Subjects: Export success on the Sunshine Coast; Developments in the Cole Inquiry.

RUDD: Well it is great to be here in Palmwoods today to talk about a great Australian export success story, Gourmet Gardens. This has grown like top seed in the past five years and it is a great concept - to take quality herbs and spices, package them and manufacture them to send to markets right across the world? This company now has succeeded in securing 800 distribution points in the United States and is starting to contribute also to the major retail trends in the United Kingdom, as well as having a significant market within Australia itself.

So altogether now we see a company which is now selling something like $14 million dollars and with great prospects in terms of growing the business. Also, having looked at the quality of the food processing facilities here at Palmwoods today, you can see that it is providing not just quality processed foods for domestic and foreign markets, but also jobs for this local area. This company now in all of its divisions is providing something like 100 local jobs, which is important particularly in an area like food processing.

And I say this as far as where it fits in with our overall national objectives. For Australia, we need to make sure that we have got a vision for our economic future which is bigger than Australia just being the world’s quarry and the region’s beach. We need to have a presence in manufacturing; we need to have continued manufacturing and part of the success of our manufacturing business

is to ensure that food processing occupies a core place. I have got great confidence in this team’s ability to take this successful local business and turn it into a genuine world leader. The quality of the product is good, the local workforce is committed, the capital investment here is first class and there is a vision and a passion for how you take this brand, Gourmet Gardens, and turn that into a world brand and they are well on the path to doing that. I will also add one final point as well. I have also asked today the level of assistance being provided by Commonwealth and State Governments and there seems to be a good Team Australia effort - that is, good support from AusTrade, good support under the Export Markets Development Grants and good support from the State Labor Government as well. This is important because we need a Team Australia approach to make sure that there is a viable long-term approach to Australia’s food processing business because we have got to take on the world. To do that effectively we have got to do that together.

Now to developments in the Cole Inquiry today.
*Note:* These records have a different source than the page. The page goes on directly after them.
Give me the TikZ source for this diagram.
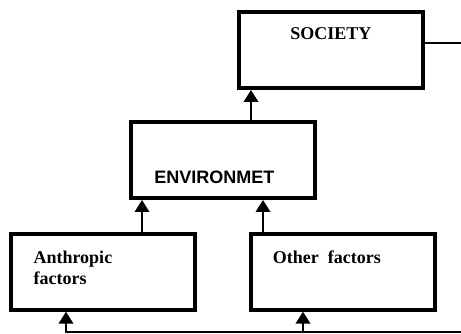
\documentclass[tikz,border=0pt]{standalone}
\usepackage{fontspec}
\setmainfont{Liberation Serif}
\newfontfamily\arialfont{Liberation Sans}
\usetikzlibrary{arrows.meta}

\tikzset{
  box/.style={draw,rectangle,line width=3pt,minimum width=138pt,minimum height=57pt,inner sep=0pt},
  boxtext/.style={font=\fontsize{13.5}{15.75}\selectfont\bfseries,inner sep=0pt},
  arrow/.style={line width=1pt,-{Triangle[length=9pt,width=11pt]}}
}

\begin{document}
\begin{tikzpicture}[x=0.75pt,y=-0.75pt]
  \useasboundingbox (0,0) rectangle (461,334);
  % boxes
  \node[box] (society) at (330.8,50) {};
  \node[box] (env)     at (222.5,160) {};
  \node[box] (anthro)  at (103,271.7) {};
  \node[box] (other)   at (342.5,271.7) {};
  % texts
  \node[boxtext,anchor=base] (societytext) at (330.8,40) {SOCIETY};
  \node[boxtext,anchor=base,font=\fontsize{13.5}{15.75}\selectfont\arialfont\bfseries] (envtext) at (214.3,183.3) {ENVIRONMET};
  \node[boxtext,anchor=base west,align=left] (anthrotext) at (33.3,284.3) {Anthropic\\factors};
  \node[boxtext,anchor=base west] (othertext) at (272.7,263.3) {Other~~factors};
  % arrow columns
  \coordinate (c1) at (251,0);
  \coordinate (c2) at (142,0);
  \coordinate (c3) at (263,0);
  \coordinate (c4) at (66,0);
  \coordinate (c5) at (303,0);
  \coordinate (out) at (461,43);
  \coordinate (in) at (461,332);
  % connectors
  \draw[arrow] (env.north -| c1) -- (society.south -| c1);
  \draw[arrow] (anthro.north -| c2) -- (env.south -| c2);
  \draw[arrow] (other.north -| c3) -- (env.south -| c3);
  \draw[line width=1pt] (society.east |- out) -- (out);
  \draw[arrow,line width=1.3pt] (in) -| (anthro.south -| c4);
  \draw[arrow,line width=1.3pt] (c5 |- in) -- (other.south -| c5);
\end{tikzpicture}
\end{document}
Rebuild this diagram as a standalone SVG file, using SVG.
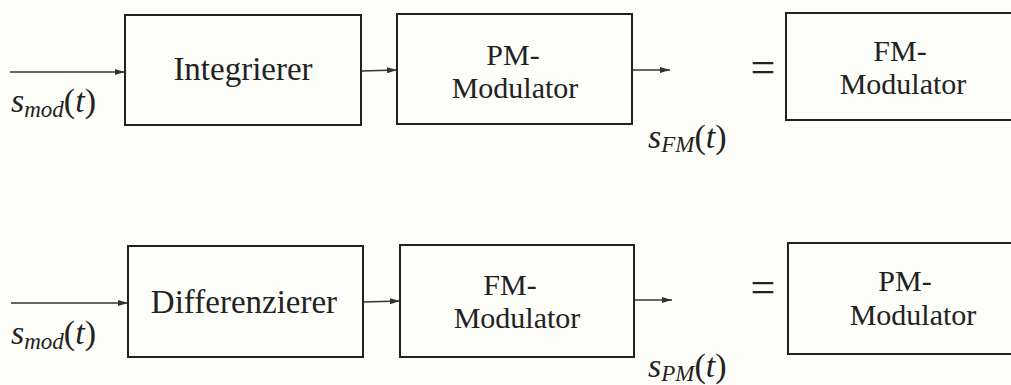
<svg xmlns="http://www.w3.org/2000/svg" width="1011" height="385" viewBox="0 0 1011 385">
<style>
.box{fill:none;stroke:#222;stroke-width:2}
.wire{fill:none;stroke:#333;stroke-width:1.5}
text{font-family:'Liberation Serif','DejaVu Serif','Times New Roman',Tinos,'Nimbus Roman','FreeSerif',Times,serif;fill:#222}
.lbl{font-size:33px;text-anchor:middle}
.two{font-size:30px;text-anchor:middle}
.math{font-size:34px;font-style:italic}
.sub{font-size:23px}
.up{font-style:normal}
.eq{font-size:44px;text-anchor:middle}
</style>
<defs>
<marker id="arr" viewBox="0 0 10 6" refX="10" refY="3" markerWidth="10" markerHeight="6" markerUnits="userSpaceOnUse" orient="auto">
<path d="M0,0 L10,3 L0,6 Z" fill="#333"/>
</marker>
</defs>
<rect width="1011" height="385" fill="#fdfdf9"/>
<g id="connectors">
<line class="wire" x1="10" y1="72" x2="125" y2="72" marker-end="url(#arr)"/>
<line class="wire" x1="361" y1="71" x2="397" y2="70" marker-end="url(#arr)"/>
<line class="wire" x1="632" y1="70" x2="670" y2="70" marker-end="url(#arr)"/>
<line class="wire" x1="11" y1="303" x2="128" y2="303" marker-end="url(#arr)"/>
<line class="wire" x1="363" y1="302" x2="400" y2="301" marker-end="url(#arr)"/>
<line class="wire" x1="634" y1="300" x2="672" y2="300" marker-end="url(#arr)"/>
</g>
<g id="integrierer">
<rect class="box" x="125" y="15" width="236" height="110"/>
<text class="lbl" x="243" y="80">Integrierer</text>
</g>
<g id="pm-modulator-top">
<rect class="box" x="397" y="14" width="235" height="110"/>
<text class="two" x="513" y="65">PM-</text>
<text class="two" x="515" y="98">Modulator</text>
</g>
<g id="fm-modulator-top">
<rect class="box" x="786" y="13" width="240" height="107"/>
<text class="two" x="900" y="61">FM-</text>
<text class="two" x="903" y="94">Modulator</text>
</g>
<g id="differenzierer">
<rect class="box" x="128" y="246" width="235" height="111"/>
<text class="lbl" x="244" y="313">Differenzierer</text>
</g>
<g id="fm-modulator-bottom">
<rect class="box" x="400" y="245" width="234" height="112"/>
<text class="two" x="510" y="295">FM-</text>
<text class="two" x="517" y="328">Modulator</text>
</g>
<g id="pm-modulator-bottom">
<rect class="box" x="788" y="243" width="240" height="111"/>
<text class="two" x="905" y="291">PM-</text>
<text class="two" x="913" y="325">Modulator</text>
</g>
<g id="labels">
<text class="math" x="11" y="112">s<tspan class="sub" dy="5">mod</tspan><tspan class="up" dy="-5">(</tspan>t<tspan class="up">)</tspan></text>
<text class="math" x="11" y="344">s<tspan class="sub" dy="5">mod</tspan><tspan class="up" dy="-5">(</tspan>t<tspan class="up">)</tspan></text>
<text class="math" x="648" y="148">s<tspan class="sub" dy="4">FM</tspan><tspan class="up" dy="-4">(</tspan>t<tspan class="up">)</tspan></text>
<text class="math" x="648" y="377">s<tspan class="sub" dy="4">PM</tspan><tspan class="up" dy="-4">(</tspan>t<tspan class="up">)</tspan></text>
<text class="eq" x="763" y="82">=</text>
<text class="eq" x="763" y="302">=</text>
</g>
</svg>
The Foreign Minister, Mr Downer, has been appearing today at the Cole Inquiry in Sydney. The Foreign Minister has a very big problem on his hands. The Foreign Minister has either misled the Inquiry or he has misled the Australian Parliament. In his evidence to the Inquiry today, Mr Downer has said that he has no recollection of having received or read a critical cable of January 2000. That cable was the first UN warning about Canadian concerns that the AWB was paying kickbacks to Saddam Hussein’s regime. Mr Downer today says he has no recollection of having received or read that cable.

The problem is that Mr Downer was asked about this in February this year in Parliament. And in February this year in Parliament, he said that he would have read that cable. We asked him specifically about the 13 January cable and he said in Parliament that he would have read it. So, in Parliament Mr Downer said that he has read this critical cable containing warnings, but in the Inquiry he makes a statement saying that he has not read it at all.

There is only one of two alternatives here: either the Foreign Minister has misled the Australian Parliament or he has misled the Cole Commission of Inquiry. And I have got to say that Mr Downer must clarify this as a matter of urgency.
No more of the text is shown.